De acordo com Márcia, a família só foi avisada sobre o óbito do adolescente mais de duas horas após a constatação de sua morte. “A diretora mentiu para mim e disse que ele havia passado mal no alojamento. Só no domingo, quando o corpo dele estava no IML, e eu fui ao Centro Socioeducativo para saber o que havia ocorrido, é que me disseram que ele havia sido enforcado. Além disso, para entrar na unidade, eles me colocaram nua”, reclama a mãe da vítima.

Eliana Silva Cunha, diretora da unidade nomeada pela Vara da Infância, explicou que, durante a madrugada, quando esteve na casa da família de Ruan, ela ainda não sabia sobre o que havia ocorrido dentro do alojamento. A versão do enforcamento só veio à tona no depoimento dos adolescentes na delegacia. “Ninguém sabia da agressão naquele momento”, informou Eliana.

A direção acredita não ter havido falha da segurança, embora o efetivo de agentes seja reduzido nos fins de semana. A instituição tem hoje 88 adolescentes acautelados, enquanto a capacidade é de 56. “Tudo aconteceu muito rápido. Foi um fato isolado”, afirmou. A Subsecretaria de Atendimento às Medidas Socioeducativas (Suase) informou, ontem, que está apurando junto à unidade socioeducativa as possíveis responsabilidades e circunstâncias relativas ao ocorrido.

Aliciado por traficantes aos 9 anos de idade

A breve vida de Ruan sempre foi conturbada. Aos 9 anos, ele foi aliciado por traficantes do Bairro Olavo Costa, onde morou junto com a família, envolvendo-se em mais de 40 atos infracionais desde então, muitos por danos ao patrimônio e outros por assaltos. Com dificuldades na escola, ele evadia com frequência, sendo acolhido institucionalmente em entidades do município. Seu último local de acolhimento foi a Unidade Estância Juvenil. Além disso, o adolescente sofria de problemas psiquiátricos, sendo, por isso, acompanhado pelo Caps Infantil. A mãe dele, Márcia Paulino Arruda, informou que, em função desses transtornos, ele recebia o Loas, um benefício assistencial para pessoas com deficiência que prevê o pagamento mensal de um salário mínimo. Com todo esse histórico, Ruan foi de fato acolhido, mas não conseguiu ser realmente protegido.

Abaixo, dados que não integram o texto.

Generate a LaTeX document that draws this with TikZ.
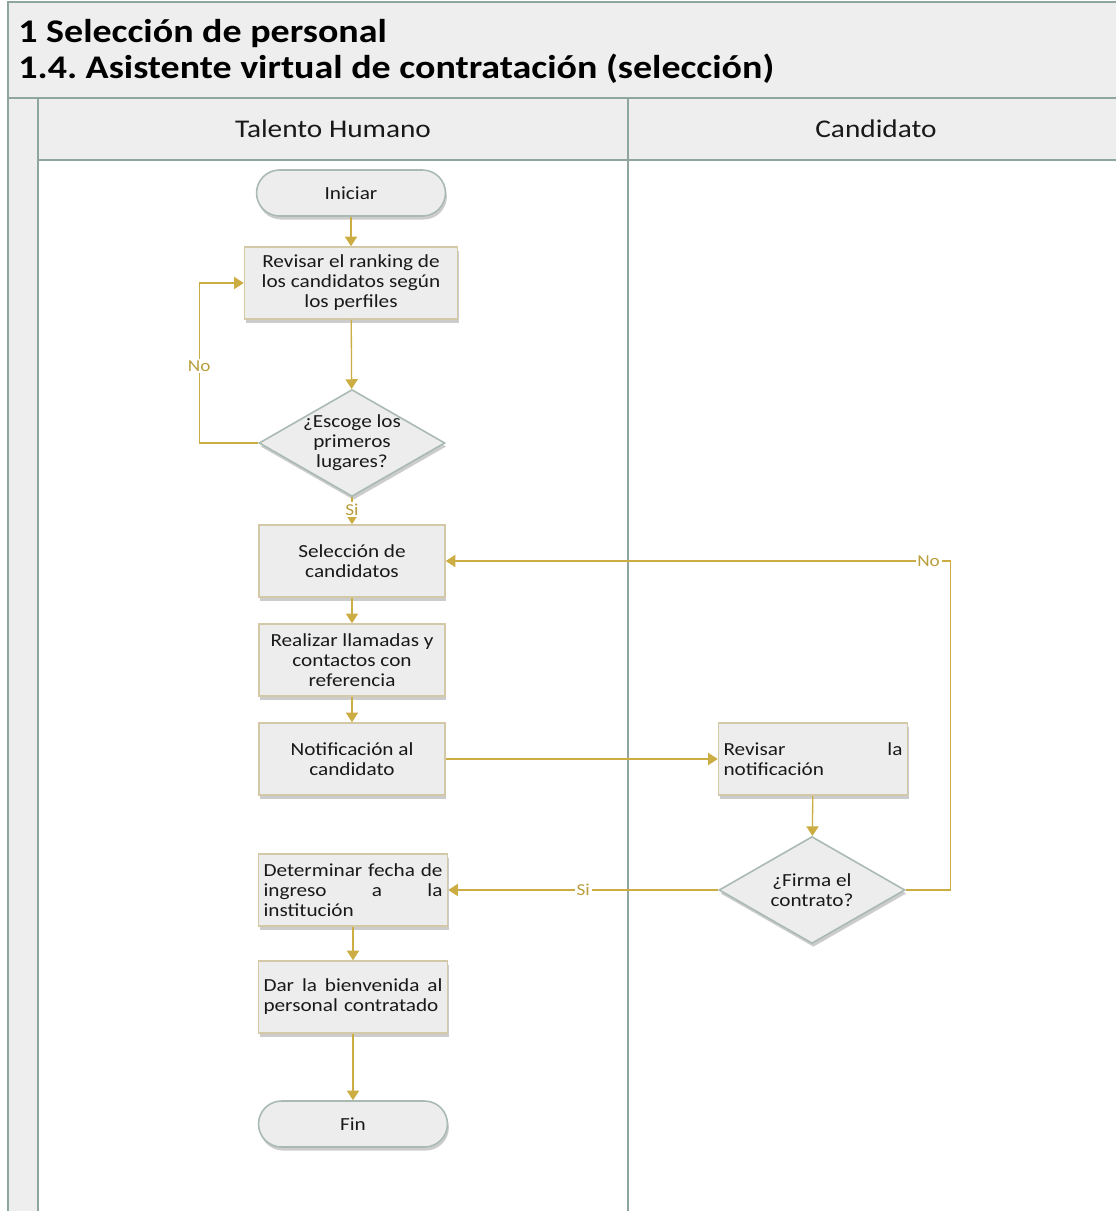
\documentclass[tikz,border=0pt]{standalone}
\usepackage{fontspec}
\setmainfont{Carlito}[FakeStretch=1.15]
\usetikzlibrary{arrows.meta, positioning, calc, shapes.geometric, shadows}

\definecolor{poolline}{HTML}{8EA69B}
\definecolor{flowgold}{HTML}{CBAD43}
\definecolor{labelgold}{HTML}{B89E3C}
\definecolor{boxfill}{HTML}{EDEDED}
\definecolor{boxedge}{HTML}{D4C9A6}
\definecolor{termedge}{HTML}{A9BAB2}
\definecolor{headfill}{HTML}{EEEEEE}

\tikzset{
  boxshadow/.style={drop shadow={shadow xshift=0.8pt, shadow yshift=-2pt, opacity=0.2, fill=black}},
  procbox/.style={draw=boxedge, fill=boxfill, line width=0.9pt, minimum width=3.72cm, minimum height=1.44cm,
    align=center, inner sep=2pt, font=\fontsize{10.5}{11.4}\selectfont, text=black!90, boxshadow},
  terminal/.style={procbox, draw=termedge, rounded corners=0.46cm, minimum height=0.92cm, minimum width=3.78cm},
  decision/.style={diamond, draw=termedge, fill=boxfill, line width=0.9pt, minimum width=3.72cm,
    minimum height=2.14cm, inner sep=0pt, boxshadow},
  decisiontext/.style={align=center, font=\fontsize{10.5}{11.4}\selectfont, text=black!90},
  flow/.style={draw=flowgold, line width=0.75pt, -{Triangle[length=5.5pt, width=7pt]}},
  flowlabel/.style={fill=white, inner sep=1pt, text=labelgold, font=\fontsize{9.5}{10}\selectfont},
  lanehead/.style={font=\fontsize{14.5}{16}\selectfont, text=black!90},
  pooltitle/.style={anchor=base west, inner sep=0pt, font=\bfseries\fontsize{18.8}{20}\selectfont}
}

\begin{document}
\begin{tikzpicture}[x=0.02cm, y=-0.02cm]
  \useasboundingbox (0,0) rectangle (1116,1211);
  % Pool and lanes
  \draw[poolline, fill=headfill, line width=1.1pt] (8,2) rectangle (1130,98);
  \draw[poolline, fill=headfill, line width=1.1pt] (8,98) rectangle (38,1230);
  \draw[poolline, fill=headfill, line width=1.1pt] (38,98) rectangle (628,160);
  \draw[poolline, fill=headfill, line width=1.1pt] (628,98) rectangle (1130,160);
  \draw[poolline, line width=1.1pt] (38,160) -- (38,1230);
  \draw[poolline, line width=1.1pt] (628,160) -- (628,1230);
  \node[pooltitle] (title1) at (18,42) {1 Selección de personal};
  \node[pooltitle] (title2) at (18,78) {1.4.\ Asistente virtual de contratación (selección)};
  \node[lanehead] (lanetal) at (333,129) {Talento Humano};
  \node[lanehead] (lanecand) at (876,129) {Candidato};

  % Talento Humano
  \node[terminal] (start) at (351,193) {Iniciar};
  \node[procbox, minimum width=4.26cm] (rank) at (351,283) {Revisar el ranking de\\los candidatos según\\los perfiles};
  \node[decision] (escoge) at (352,443) {};
  \node[decisiontext] (escogetxt) at (escoge) {¿Escoge los\\primeros\\lugares?};
  \node[procbox] (selec) at (352,561) {Selección de\\candidatos};
  \node[procbox] (llamadas) at (352,660) {Realizar llamadas y\\contactos con\\referencia};
  \node[procbox] (notif) at (352,759) {Notificación al\\candidato};
  \node[procbox, minimum width=3.78cm, text width=3.58cm, align=left] (fecha) at (353,890) {Determinar\hfill fecha\hfill de\\ingreso\hfill a\hfill la\\institución};
  \node[procbox, minimum width=3.78cm, text width=3.58cm, align=left] (bienv) at (353,997) {Dar\hfill la\hfill bienvenida\hfill al\\personal contratado};
  \node[terminal] (fin) at (353,1124) {Fin};

  % Candidato
  \node[procbox, minimum width=3.78cm, text width=3.58cm, align=left] (revnotif) at (813,759) {Revisar\hfill la\\notificación};
  \node[decision] (firma) at (812,890) {};
  \node[decisiontext] (firmatxt) at (firma) {¿Firma el\\contrato?};

  % Connectors
  \draw[flow] (start) -- (rank);
  \draw[flow] (rank) -- (escoge);
  \draw[flow] (escoge.west) -- ++(-59,0) |- node[flowlabel, pos=0.24] {No} (rank.west);
  \draw[flow] (escoge) -- node[flowlabel, pos=0.45] {Si} (selec);
  \draw[flow] (selec) -- (llamadas);
  \draw[flow] (llamadas) -- (notif);
  \draw[flow] (notif) -- (revnotif);
  \draw[flow] (revnotif) -- (firma);
  \draw[flow] (firma.east) -- ++(45,0) |- node[flowlabel, pos=0.522] {No} (selec.east);
  \draw[flow] (firma.west) -- node[flowlabel] {Si} (fecha.east);
  \draw[flow] (fecha) -- (bienv);
  \draw[flow] (bienv) -- (fin);
\end{tikzpicture}
\end{document}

Segundo a Secretaria de Direitos Humanos da Presidência da República, cerca de 58 mil adolescentes cumprem medida socioeducativa no Brasil por pequenos furtos a delitos graves. A maioria dos crimes, no entanto, 62,8%, são referentes a crimes contra o patrimônio, sendo o roubo e o furto as modalidades mais recorrentes. No total, 18.107 jovens estão em privação de liberdade, sendo 9.147 no Sudeste.